TASK
Tally the lines that include the word "HTML" and reply with nothing but the total.

RECORDS SHOWN
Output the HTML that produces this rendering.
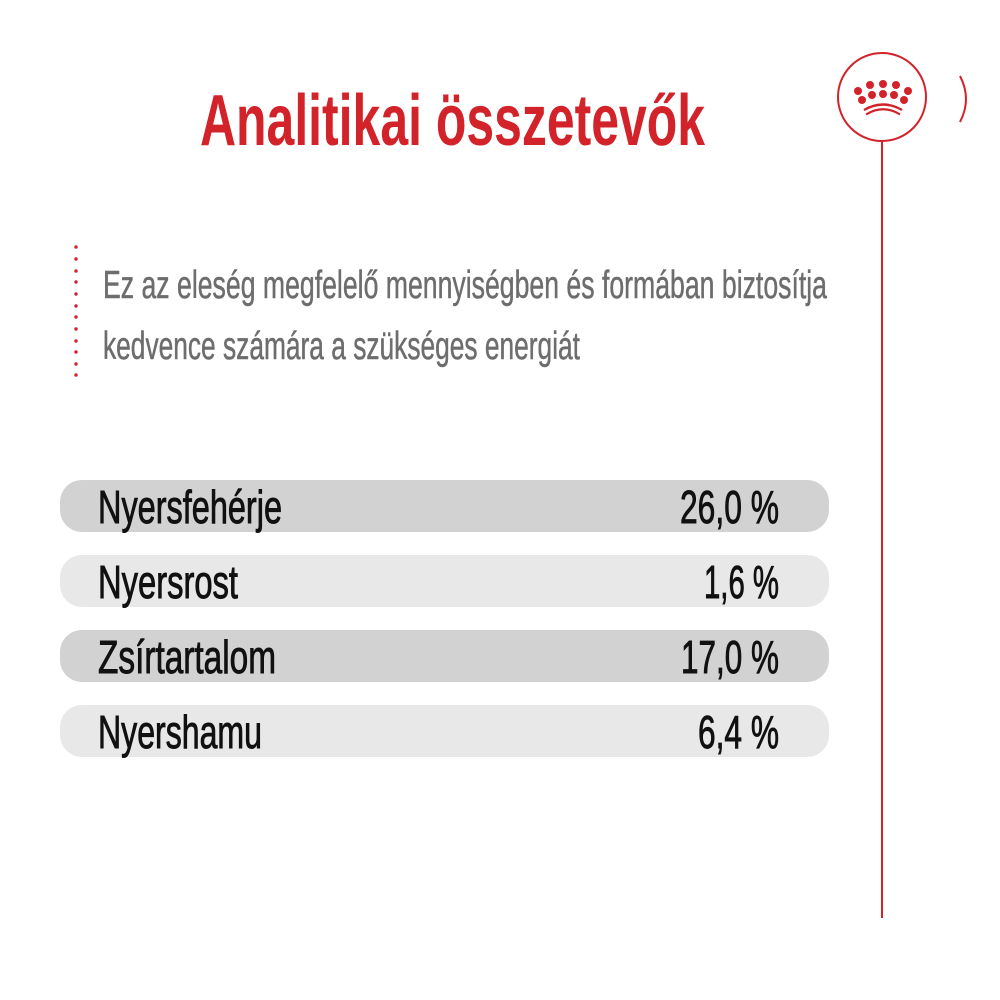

---

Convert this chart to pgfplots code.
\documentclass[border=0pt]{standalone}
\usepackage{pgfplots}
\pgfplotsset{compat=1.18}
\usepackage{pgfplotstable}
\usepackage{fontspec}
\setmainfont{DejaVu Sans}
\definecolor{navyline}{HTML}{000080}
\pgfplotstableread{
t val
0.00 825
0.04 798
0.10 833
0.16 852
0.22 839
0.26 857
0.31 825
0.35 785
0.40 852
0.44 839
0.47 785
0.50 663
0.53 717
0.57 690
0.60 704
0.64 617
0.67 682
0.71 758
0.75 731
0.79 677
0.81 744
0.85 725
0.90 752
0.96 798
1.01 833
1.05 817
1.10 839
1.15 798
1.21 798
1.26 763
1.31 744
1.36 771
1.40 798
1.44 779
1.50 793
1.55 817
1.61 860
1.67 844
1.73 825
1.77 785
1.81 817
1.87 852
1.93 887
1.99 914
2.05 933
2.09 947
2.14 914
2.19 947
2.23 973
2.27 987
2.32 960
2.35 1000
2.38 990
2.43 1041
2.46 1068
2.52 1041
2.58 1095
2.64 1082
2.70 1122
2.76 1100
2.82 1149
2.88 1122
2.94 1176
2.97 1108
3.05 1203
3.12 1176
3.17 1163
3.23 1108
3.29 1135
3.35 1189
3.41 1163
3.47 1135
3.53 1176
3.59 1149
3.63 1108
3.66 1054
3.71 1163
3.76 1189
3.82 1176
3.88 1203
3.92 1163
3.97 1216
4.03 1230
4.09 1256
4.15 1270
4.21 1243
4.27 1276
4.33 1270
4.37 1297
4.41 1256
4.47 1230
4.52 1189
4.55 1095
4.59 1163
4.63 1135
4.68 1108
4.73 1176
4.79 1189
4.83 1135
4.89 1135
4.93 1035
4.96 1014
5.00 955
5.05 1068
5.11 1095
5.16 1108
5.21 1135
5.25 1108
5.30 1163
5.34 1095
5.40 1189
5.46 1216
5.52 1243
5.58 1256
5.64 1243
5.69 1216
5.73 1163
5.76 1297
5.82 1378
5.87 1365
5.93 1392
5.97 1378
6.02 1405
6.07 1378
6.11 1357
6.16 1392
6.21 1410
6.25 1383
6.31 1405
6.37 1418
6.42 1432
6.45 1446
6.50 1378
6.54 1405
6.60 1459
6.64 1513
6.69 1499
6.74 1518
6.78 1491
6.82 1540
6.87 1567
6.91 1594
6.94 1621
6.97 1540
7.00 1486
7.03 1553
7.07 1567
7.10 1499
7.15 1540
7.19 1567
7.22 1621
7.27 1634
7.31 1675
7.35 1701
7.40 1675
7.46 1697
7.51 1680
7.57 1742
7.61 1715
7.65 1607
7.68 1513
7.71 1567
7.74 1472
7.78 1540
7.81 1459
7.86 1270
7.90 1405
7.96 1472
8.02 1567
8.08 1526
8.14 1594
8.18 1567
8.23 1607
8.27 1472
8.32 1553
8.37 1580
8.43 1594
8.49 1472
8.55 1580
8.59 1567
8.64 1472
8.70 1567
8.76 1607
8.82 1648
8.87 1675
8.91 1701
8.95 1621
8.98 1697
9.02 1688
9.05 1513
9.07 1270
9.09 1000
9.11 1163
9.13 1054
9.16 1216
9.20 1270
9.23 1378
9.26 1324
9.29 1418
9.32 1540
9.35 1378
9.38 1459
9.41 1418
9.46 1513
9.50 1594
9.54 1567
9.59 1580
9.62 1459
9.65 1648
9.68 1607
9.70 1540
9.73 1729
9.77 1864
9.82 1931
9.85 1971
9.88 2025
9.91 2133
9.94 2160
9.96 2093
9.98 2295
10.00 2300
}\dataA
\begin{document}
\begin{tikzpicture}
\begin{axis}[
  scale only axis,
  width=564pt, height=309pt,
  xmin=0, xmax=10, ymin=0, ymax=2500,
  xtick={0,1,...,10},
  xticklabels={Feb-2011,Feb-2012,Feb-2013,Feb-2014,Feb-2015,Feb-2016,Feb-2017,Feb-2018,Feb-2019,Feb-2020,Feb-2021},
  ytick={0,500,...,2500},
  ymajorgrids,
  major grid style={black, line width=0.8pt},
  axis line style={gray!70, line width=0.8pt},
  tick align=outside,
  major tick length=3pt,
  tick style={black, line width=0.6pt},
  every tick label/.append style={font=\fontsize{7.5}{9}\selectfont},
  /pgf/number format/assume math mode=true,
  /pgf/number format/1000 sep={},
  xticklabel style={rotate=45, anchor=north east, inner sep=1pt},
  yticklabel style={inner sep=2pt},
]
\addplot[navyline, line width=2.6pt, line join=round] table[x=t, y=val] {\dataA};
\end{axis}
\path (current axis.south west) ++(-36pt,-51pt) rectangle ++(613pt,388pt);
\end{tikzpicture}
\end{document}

WORKED ANSWER
2